For instance, RS232 ports: What exactly is wrong with an RS232 port? Why is it "worse" than a USB port? There's no difficulty in actually using an RS232 port - UARTs are cheap, they're brain-dead easy to interface to, and they support rather modern interface methods (DMA, etc.). They are, however, low speed - but of course, for low speed operations that's all you need. You will never need high-speed data transfer to your keyboard or mouse - they're inherently low data transfer devices, since humans are slow.
Same goes for ISA slots and parallel ports. They don't hold back the state of the art. They're add-ons. If you don't use them, they don't do anything. It's just a memory space that doesn't get accessed. If you're complaining about their implementation on current PCs (the fact that they sit in I/O space, take up IRQs, etc.) then you're complaining about the BIOS, not the peripherals. I really didn't see the point of replacing the PS/2 keyboard and mouse. They're just serial devices - they interface via the same method that UARTs, etc. get addressed, which is ridiculously easy to interface to.
There is nothing fundamentally wrong with legacy components. Interfacing to a UART is trivial. Much more trivial than with USB, in fact. There's no reason a "clean" design of a PC couldn't have a serial port, ISA slot, ATA hard drives, and everything else.

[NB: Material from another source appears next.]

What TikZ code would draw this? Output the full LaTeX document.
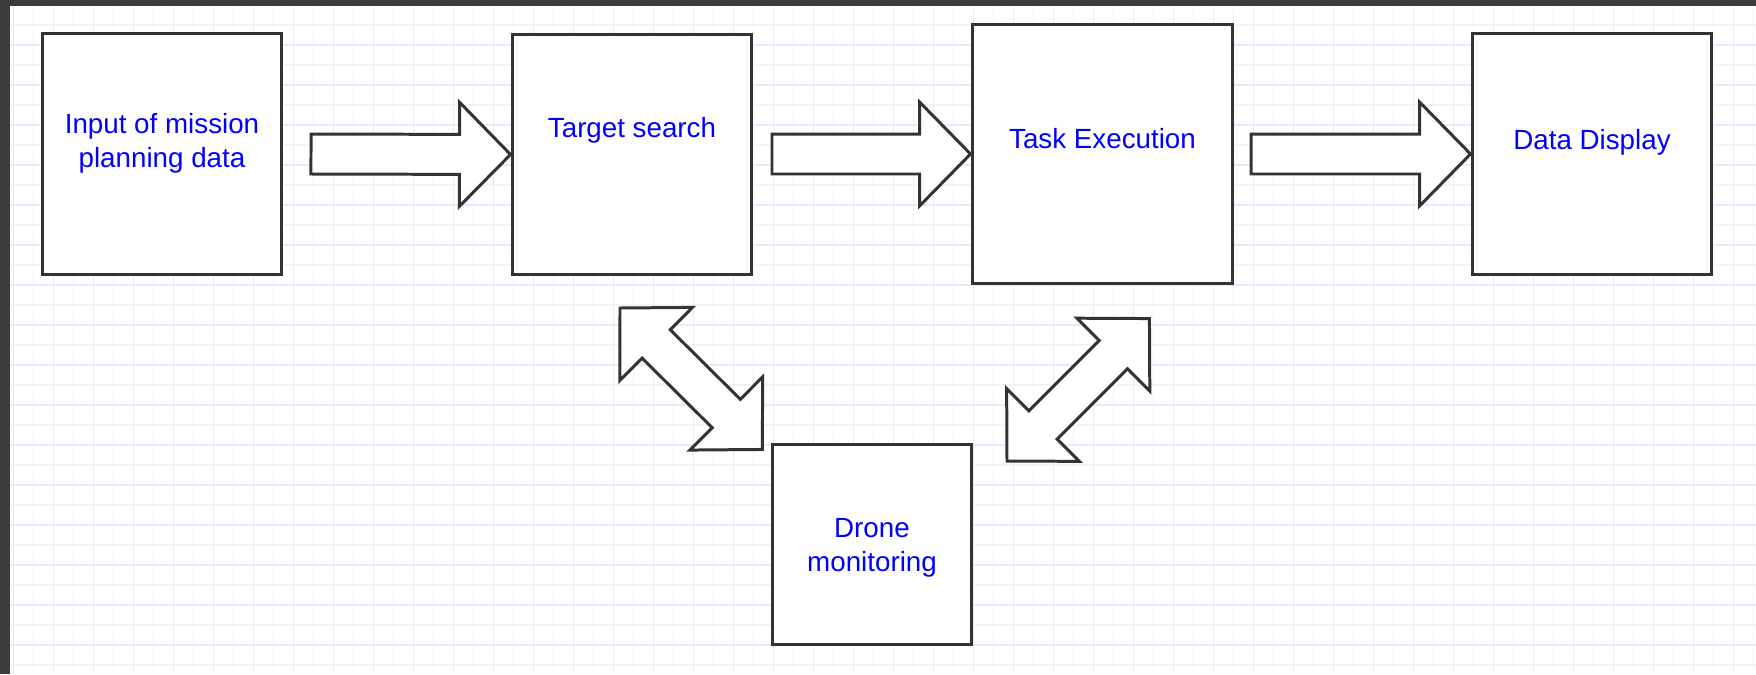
\documentclass[tikz,border=0pt]{standalone}
\usepackage{fontspec}
\setmainfont{Liberation Sans}
\usetikzlibrary{calc}
\definecolor{Sheet}{HTML}{FFFFFF}
\definecolor{Frame}{HTML}{3C3C3C}
\definecolor{GridMinor}{HTML}{F3F3FF}
\definecolor{GridMajor}{HTML}{E8E8FF}
\definecolor{Edge}{HTML}{333333}
\definecolor{Label}{HTML}{0000FF}

\newcommand\flowarrow[2]{\draw[fat] let \p1=($(#2)-(#1)$),\n1={atan2(\y1,\x1)},\n2={veclen(\x1,\y1)} in [shift={(#1)},rotate=\n1]
  (0pt,-0.4cm) -- ({\n2-1.02cm},-0.4cm) -- ({\n2-1.02cm},-1.04cm) -- (\n2,0pt) -- ({\n2-1.02cm},1.04cm) -- ({\n2-1.02cm},0.4cm) -- (0pt,0.4cm) -- cycle;}
\newcommand\twowayarrow[2]{\draw[fat] let \p1=($(#2)-(#1)$),\n1={atan2(\y1,\x1)},\n2={veclen(\x1,\y1)} in [shift={(#1)},rotate=\n1]
  (0pt,0pt) -- (1.02cm,1.03cm) -- (1.02cm,0.4cm) -- ({\n2-1.02cm},0.4cm) -- ({\n2-1.02cm},1.03cm) -- (\n2,0pt)
  -- ({\n2-1.02cm},-1.03cm) -- ({\n2-1.02cm},-0.4cm) -- (1.02cm,-0.4cm) -- (1.02cm,-1.03cm) -- cycle;}

\begin{document}
\begin{tikzpicture}[x=0.02cm,y=-0.02cm,box/.style={draw=Edge,line width=1.7pt,fill=white,minimum width=4.8cm,minimum height=4.82cm,inner sep=0pt},txt/.style={text=Label,font=\fontsize{15.8}{19.4}\selectfont,align=center,inner sep=0pt},fat/.style={draw=Edge,line width=1.7pt,fill=white,line join=miter}]
\useasboundingbox (0,0) rectangle (1756,674);
\fill[Sheet] (0,0) rectangle (1756,674);
\foreach \x in {33.3,73.3,...,1756}{\draw[GridMinor,line width=0.6pt] (\x,6)--(\x,674);}
\foreach \y in {25,65,...,674}{\draw[GridMinor,line width=0.6pt] (10,\y)--(1756,\y);}
\foreach \x in {13.3,53.3,...,1756}{\draw[GridMajor,line width=0.7pt] (\x,6)--(\x,674);}
\foreach \y in {45,85,...,674}{\draw[GridMajor,line width=0.7pt] (10,\y)--(1756,\y);}
\fill[Frame] (0,0) rectangle (10,674);
\fill[Frame] (0,0) rectangle (1756,6);

\node[box] (input) at (162,154) {};
\node[box] (search) at (632,154.5) {};
\node[box,minimum width=5.22cm,minimum height=5.2cm] (exec) at (1102.5,154) {};
\node[box] (display) at (1592,154) {};
\node[box,minimum width=4cm,minimum height=4cm] (drone) at (872,544.5) {};

\node[txt] (input-t) at (162,143) {Input of mission\\planning data};
\node[txt] (search-t) at (632,130) {Target search};
\node[txt] (exec-t) at (1102.5,139) {Task Execution};
\node[txt] (display-t) at (1592,142) {Data Display};
\node[txt] (drone-t) at (872,548) {Drone\\monitoring};

\coordinate (from-input) at (311,154);
\coordinate (from-search) at (772,154);
\coordinate (from-exec) at (1251,154);
\coordinate (search-end) at (620,308);
\coordinate (drone-endl) at (763,450);
\coordinate (drone-endr) at (1007,461);
\coordinate (exec-end) at (1150,318);

\flowarrow{from-input}{search.west}
\flowarrow{from-search}{exec.west}
\flowarrow{from-exec}{display.west}
\twowayarrow{search-end}{drone-endl}
\twowayarrow{drone-endr}{exec-end}
\end{tikzpicture}
\end{document}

Even the x86 architecture thing is 'not that bad'. Take the x87 architecture - everyone complains about the FXCH instruction, because it IS stupid, but on the P3 and Athlon (but not the P4 - one reason the P4's FP sucks) that instruction's 'free' - it takes 0 clock cycles to process. There's some overhead involved with it, but it's not clear to me that the small gain from fixing the overhead loss would offset the large loss of not being compatible with large portions of x87 software. And it's not clear to me that the overhead couldn't be compensated for in some other way, as well.